*DATA BLOCK:*
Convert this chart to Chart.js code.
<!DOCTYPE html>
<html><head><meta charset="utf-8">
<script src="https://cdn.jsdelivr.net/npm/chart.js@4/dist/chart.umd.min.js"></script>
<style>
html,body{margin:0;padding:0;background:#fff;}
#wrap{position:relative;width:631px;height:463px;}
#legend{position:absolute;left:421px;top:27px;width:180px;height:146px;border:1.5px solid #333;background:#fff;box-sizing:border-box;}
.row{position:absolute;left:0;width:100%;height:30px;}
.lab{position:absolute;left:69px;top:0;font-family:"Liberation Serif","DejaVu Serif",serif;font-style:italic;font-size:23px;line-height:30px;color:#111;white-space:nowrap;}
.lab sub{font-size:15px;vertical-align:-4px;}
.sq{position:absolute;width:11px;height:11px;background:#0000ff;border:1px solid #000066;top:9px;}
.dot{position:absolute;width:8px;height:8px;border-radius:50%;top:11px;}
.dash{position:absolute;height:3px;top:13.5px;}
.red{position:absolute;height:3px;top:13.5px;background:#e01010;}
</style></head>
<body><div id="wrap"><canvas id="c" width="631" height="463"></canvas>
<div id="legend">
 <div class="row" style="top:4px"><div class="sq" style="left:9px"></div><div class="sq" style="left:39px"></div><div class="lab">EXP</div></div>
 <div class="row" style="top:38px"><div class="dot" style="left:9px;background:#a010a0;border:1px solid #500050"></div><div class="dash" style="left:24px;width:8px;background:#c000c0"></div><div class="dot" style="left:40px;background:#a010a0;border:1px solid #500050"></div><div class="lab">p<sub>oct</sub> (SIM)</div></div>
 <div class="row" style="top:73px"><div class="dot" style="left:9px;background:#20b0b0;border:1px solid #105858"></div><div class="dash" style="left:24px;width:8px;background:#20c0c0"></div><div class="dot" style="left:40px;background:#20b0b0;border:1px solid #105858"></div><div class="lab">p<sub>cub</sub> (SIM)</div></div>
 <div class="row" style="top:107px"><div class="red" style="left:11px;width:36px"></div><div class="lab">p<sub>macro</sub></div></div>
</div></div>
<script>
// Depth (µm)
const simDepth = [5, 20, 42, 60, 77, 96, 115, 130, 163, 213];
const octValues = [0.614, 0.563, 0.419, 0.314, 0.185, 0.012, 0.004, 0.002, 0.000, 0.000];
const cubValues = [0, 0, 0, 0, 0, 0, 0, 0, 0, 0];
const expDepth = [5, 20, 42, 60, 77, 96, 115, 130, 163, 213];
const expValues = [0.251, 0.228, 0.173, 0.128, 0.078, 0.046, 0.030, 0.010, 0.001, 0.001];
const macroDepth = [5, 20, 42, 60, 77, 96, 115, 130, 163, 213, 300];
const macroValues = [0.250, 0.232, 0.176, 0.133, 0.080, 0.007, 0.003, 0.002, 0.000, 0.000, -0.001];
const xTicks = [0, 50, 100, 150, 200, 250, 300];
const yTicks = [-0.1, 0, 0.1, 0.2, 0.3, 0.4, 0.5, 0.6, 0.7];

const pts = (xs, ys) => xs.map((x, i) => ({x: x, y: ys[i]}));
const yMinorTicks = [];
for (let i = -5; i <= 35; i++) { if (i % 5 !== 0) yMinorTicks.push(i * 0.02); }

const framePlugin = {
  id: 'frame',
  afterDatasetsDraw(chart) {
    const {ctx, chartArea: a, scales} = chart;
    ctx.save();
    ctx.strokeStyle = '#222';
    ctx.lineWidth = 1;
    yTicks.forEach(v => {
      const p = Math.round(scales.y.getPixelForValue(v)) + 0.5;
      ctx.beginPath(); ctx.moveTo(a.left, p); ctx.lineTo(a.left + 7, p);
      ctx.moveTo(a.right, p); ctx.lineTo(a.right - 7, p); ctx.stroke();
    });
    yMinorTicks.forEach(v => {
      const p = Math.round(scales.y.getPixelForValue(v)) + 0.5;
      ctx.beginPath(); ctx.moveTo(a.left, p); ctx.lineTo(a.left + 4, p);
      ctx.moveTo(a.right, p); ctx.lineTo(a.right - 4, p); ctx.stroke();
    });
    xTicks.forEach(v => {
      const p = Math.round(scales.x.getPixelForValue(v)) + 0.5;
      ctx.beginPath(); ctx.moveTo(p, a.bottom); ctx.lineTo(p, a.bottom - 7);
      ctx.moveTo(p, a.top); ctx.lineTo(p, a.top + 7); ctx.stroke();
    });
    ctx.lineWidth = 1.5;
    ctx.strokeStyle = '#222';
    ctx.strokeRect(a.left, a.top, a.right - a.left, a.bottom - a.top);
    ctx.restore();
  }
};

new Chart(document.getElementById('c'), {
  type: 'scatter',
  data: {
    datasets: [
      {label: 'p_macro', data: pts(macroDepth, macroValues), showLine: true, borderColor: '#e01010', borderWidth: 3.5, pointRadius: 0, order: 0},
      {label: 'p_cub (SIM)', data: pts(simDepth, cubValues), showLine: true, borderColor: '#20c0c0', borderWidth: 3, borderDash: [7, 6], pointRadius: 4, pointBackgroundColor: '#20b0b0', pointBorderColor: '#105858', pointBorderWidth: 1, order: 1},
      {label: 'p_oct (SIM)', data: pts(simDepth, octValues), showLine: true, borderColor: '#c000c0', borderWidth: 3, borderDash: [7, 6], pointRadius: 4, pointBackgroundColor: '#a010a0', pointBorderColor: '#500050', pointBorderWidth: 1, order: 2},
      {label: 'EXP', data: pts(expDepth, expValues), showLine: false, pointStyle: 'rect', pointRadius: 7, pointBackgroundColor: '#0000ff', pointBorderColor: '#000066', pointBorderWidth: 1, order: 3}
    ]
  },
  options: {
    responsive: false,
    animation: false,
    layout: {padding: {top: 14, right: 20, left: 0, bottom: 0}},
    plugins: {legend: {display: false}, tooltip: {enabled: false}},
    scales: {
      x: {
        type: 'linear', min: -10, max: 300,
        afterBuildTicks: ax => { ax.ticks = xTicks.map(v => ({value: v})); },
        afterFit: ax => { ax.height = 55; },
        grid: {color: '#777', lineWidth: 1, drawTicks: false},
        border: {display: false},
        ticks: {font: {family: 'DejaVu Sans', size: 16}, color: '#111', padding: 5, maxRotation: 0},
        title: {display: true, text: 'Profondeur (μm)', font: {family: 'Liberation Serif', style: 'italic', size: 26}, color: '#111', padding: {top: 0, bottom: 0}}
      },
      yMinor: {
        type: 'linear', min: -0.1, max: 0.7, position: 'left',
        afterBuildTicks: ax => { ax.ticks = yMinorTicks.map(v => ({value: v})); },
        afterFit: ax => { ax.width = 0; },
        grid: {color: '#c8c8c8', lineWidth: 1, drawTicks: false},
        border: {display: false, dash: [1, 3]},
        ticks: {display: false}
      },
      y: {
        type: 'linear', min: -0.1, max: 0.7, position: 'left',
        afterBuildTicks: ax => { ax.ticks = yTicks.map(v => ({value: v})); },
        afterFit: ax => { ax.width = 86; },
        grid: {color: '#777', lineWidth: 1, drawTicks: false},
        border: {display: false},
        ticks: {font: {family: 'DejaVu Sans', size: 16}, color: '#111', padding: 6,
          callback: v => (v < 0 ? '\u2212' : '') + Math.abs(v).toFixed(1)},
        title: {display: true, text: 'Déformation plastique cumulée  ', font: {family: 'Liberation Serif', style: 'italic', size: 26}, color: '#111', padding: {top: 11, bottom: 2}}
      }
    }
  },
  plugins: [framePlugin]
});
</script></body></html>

*TO DO:*
Repeat the data in its entirety, character for character.

*EXERCISE OUTPUT:*
Convert this chart to Chart.js code.
<!DOCTYPE html>
<html><head><meta charset="utf-8">
<script src="https://cdn.jsdelivr.net/npm/chart.js@4/dist/chart.umd.min.js"></script>
<style>
html,body{margin:0;padding:0;background:#fff;}
#wrap{position:relative;width:631px;height:463px;}
#legend{position:absolute;left:421px;top:27px;width:180px;height:146px;border:1.5px solid #333;background:#fff;box-sizing:border-box;}
.row{position:absolute;left:0;width:100%;height:30px;}
.lab{position:absolute;left:69px;top:0;font-family:"Liberation Serif","DejaVu Serif",serif;font-style:italic;font-size:23px;line-height:30px;color:#111;white-space:nowrap;}
.lab sub{font-size:15px;vertical-align:-4px;}
.sq{position:absolute;width:11px;height:11px;background:#0000ff;border:1px solid #000066;top:9px;}
.dot{position:absolute;width:8px;height:8px;border-radius:50%;top:11px;}
.dash{position:absolute;height:3px;top:13.5px;}
.red{position:absolute;height:3px;top:13.5px;background:#e01010;}
</style></head>
<body><div id="wrap"><canvas id="c" width="631" height="463"></canvas>
<div id="legend">
 <div class="row" style="top:4px"><div class="sq" style="left:9px"></div><div class="sq" style="left:39px"></div><div class="lab">EXP</div></div>
 <div class="row" style="top:38px"><div class="dot" style="left:9px;background:#a010a0;border:1px solid #500050"></div><div class="dash" style="left:24px;width:8px;background:#c000c0"></div><div class="dot" style="left:40px;background:#a010a0;border:1px solid #500050"></div><div class="lab">p<sub>oct</sub> (SIM)</div></div>
 <div class="row" style="top:73px"><div class="dot" style="left:9px;background:#20b0b0;border:1px solid #105858"></div><div class="dash" style="left:24px;width:8px;background:#20c0c0"></div><div class="dot" style="left:40px;background:#20b0b0;border:1px solid #105858"></div><div class="lab">p<sub>cub</sub> (SIM)</div></div>
 <div class="row" style="top:107px"><div class="red" style="left:11px;width:36px"></div><div class="lab">p<sub>macro</sub></div></div>
</div></div>
<script>
// Depth (µm)
const simDepth = [5, 20, 42, 60, 77, 96, 115, 130, 163, 213];
const octValues = [0.614, 0.563, 0.419, 0.314, 0.185, 0.012, 0.004, 0.002, 0.000, 0.000];
const cubValues = [0, 0, 0, 0, 0, 0, 0, 0, 0, 0];
const expDepth = [5, 20, 42, 60, 77, 96, 115, 130, 163, 213];
const expValues = [0.251, 0.228, 0.173, 0.128, 0.078, 0.046, 0.030, 0.010, 0.001, 0.001];
const macroDepth = [5, 20, 42, 60, 77, 96, 115, 130, 163, 213, 300];
const macroValues = [0.250, 0.232, 0.176, 0.133, 0.080, 0.007, 0.003, 0.002, 0.000, 0.000, -0.001];
const xTicks = [0, 50, 100, 150, 200, 250, 300];
const yTicks = [-0.1, 0, 0.1, 0.2, 0.3, 0.4, 0.5, 0.6, 0.7];

const pts = (xs, ys) => xs.map((x, i) => ({x: x, y: ys[i]}));
const yMinorTicks = [];
for (let i = -5; i <= 35; i++) { if (i % 5 !== 0) yMinorTicks.push(i * 0.02); }

const framePlugin = {
  id: 'frame',
  afterDatasetsDraw(chart) {
    const {ctx, chartArea: a, scales} = chart;
    ctx.save();
    ctx.strokeStyle = '#222';
    ctx.lineWidth = 1;
    yTicks.forEach(v => {
      const p = Math.round(scales.y.getPixelForValue(v)) + 0.5;
      ctx.beginPath(); ctx.moveTo(a.left, p); ctx.lineTo(a.left + 7, p);
      ctx.moveTo(a.right, p); ctx.lineTo(a.right - 7, p); ctx.stroke();
    });
    yMinorTicks.forEach(v => {
      const p = Math.round(scales.y.getPixelForValue(v)) + 0.5;
      ctx.beginPath(); ctx.moveTo(a.left, p); ctx.lineTo(a.left + 4, p);
      ctx.moveTo(a.right, p); ctx.lineTo(a.right - 4, p); ctx.stroke();
    });
    xTicks.forEach(v => {
      const p = Math.round(scales.x.getPixelForValue(v)) + 0.5;
      ctx.beginPath(); ctx.moveTo(p, a.bottom); ctx.lineTo(p, a.bottom - 7);
      ctx.moveTo(p, a.top); ctx.lineTo(p, a.top + 7); ctx.stroke();
    });
    ctx.lineWidth = 1.5;
    ctx.strokeStyle = '#222';
    ctx.strokeRect(a.left, a.top, a.right - a.left, a.bottom - a.top);
    ctx.restore();
  }
};

new Chart(document.getElementById('c'), {
  type: 'scatter',
  data: {
    datasets: [
      {label: 'p_macro', data: pts(macroDepth, macroValues), showLine: true, borderColor: '#e01010', borderWidth: 3.5, pointRadius: 0, order: 0},
      {label: 'p_cub (SIM)', data: pts(simDepth, cubValues), showLine: true, borderColor: '#20c0c0', borderWidth: 3, borderDash: [7, 6], pointRadius: 4, pointBackgroundColor: '#20b0b0', pointBorderColor: '#105858', pointBorderWidth: 1, order: 1},
      {label: 'p_oct (SIM)', data: pts(simDepth, octValues), showLine: true, borderColor: '#c000c0', borderWidth: 3, borderDash: [7, 6], pointRadius: 4, pointBackgroundColor: '#a010a0', pointBorderColor: '#500050', pointBorderWidth: 1, order: 2},
      {label: 'EXP', data: pts(expDepth, expValues), showLine: false, pointStyle: 'rect', pointRadius: 7, pointBackgroundColor: '#0000ff', pointBorderColor: '#000066', pointBorderWidth: 1, order: 3}
    ]
  },
  options: {
    responsive: false,
    animation: false,
    layout: {padding: {top: 14, right: 20, left: 0, bottom: 0}},
    plugins: {legend: {display: false}, tooltip: {enabled: false}},
    scales: {
      x: {
        type: 'linear', min: -10, max: 300,
        afterBuildTicks: ax => { ax.ticks = xTicks.map(v => ({value: v})); },
        afterFit: ax => { ax.height = 55; },
        grid: {color: '#777', lineWidth: 1, drawTicks: false},
        border: {display: false},
        ticks: {font: {family: 'DejaVu Sans', size: 16}, color: '#111', padding: 5, maxRotation: 0},
        title: {display: true, text: 'Profondeur (μm)', font: {family: 'Liberation Serif', style: 'italic', size: 26}, color: '#111', padding: {top: 0, bottom: 0}}
      },
      yMinor: {
        type: 'linear', min: -0.1, max: 0.7, position: 'left',
        afterBuildTicks: ax => { ax.ticks = yMinorTicks.map(v => ({value: v})); },
        afterFit: ax => { ax.width = 0; },
        grid: {color: '#c8c8c8', lineWidth: 1, drawTicks: false},
        border: {display: false, dash: [1, 3]},
        ticks: {display: false}
      },
      y: {
        type: 'linear', min: -0.1, max: 0.7, position: 'left',
        afterBuildTicks: ax => { ax.ticks = yTicks.map(v => ({value: v})); },
        afterFit: ax => { ax.width = 86; },
        grid: {color: '#777', lineWidth: 1, drawTicks: false},
        border: {display: false},
        ticks: {font: {family: 'DejaVu Sans', size: 16}, color: '#111', padding: 6,
          callback: v => (v < 0 ? '\u2212' : '') + Math.abs(v).toFixed(1)},
        title: {display: true, text: 'Déformation plastique cumulée  ', font: {family: 'Liberation Serif', style: 'italic', size: 26}, color: '#111', padding: {top: 11, bottom: 2}}
      }
    }
  },
  plugins: [framePlugin]
});
</script></body></html>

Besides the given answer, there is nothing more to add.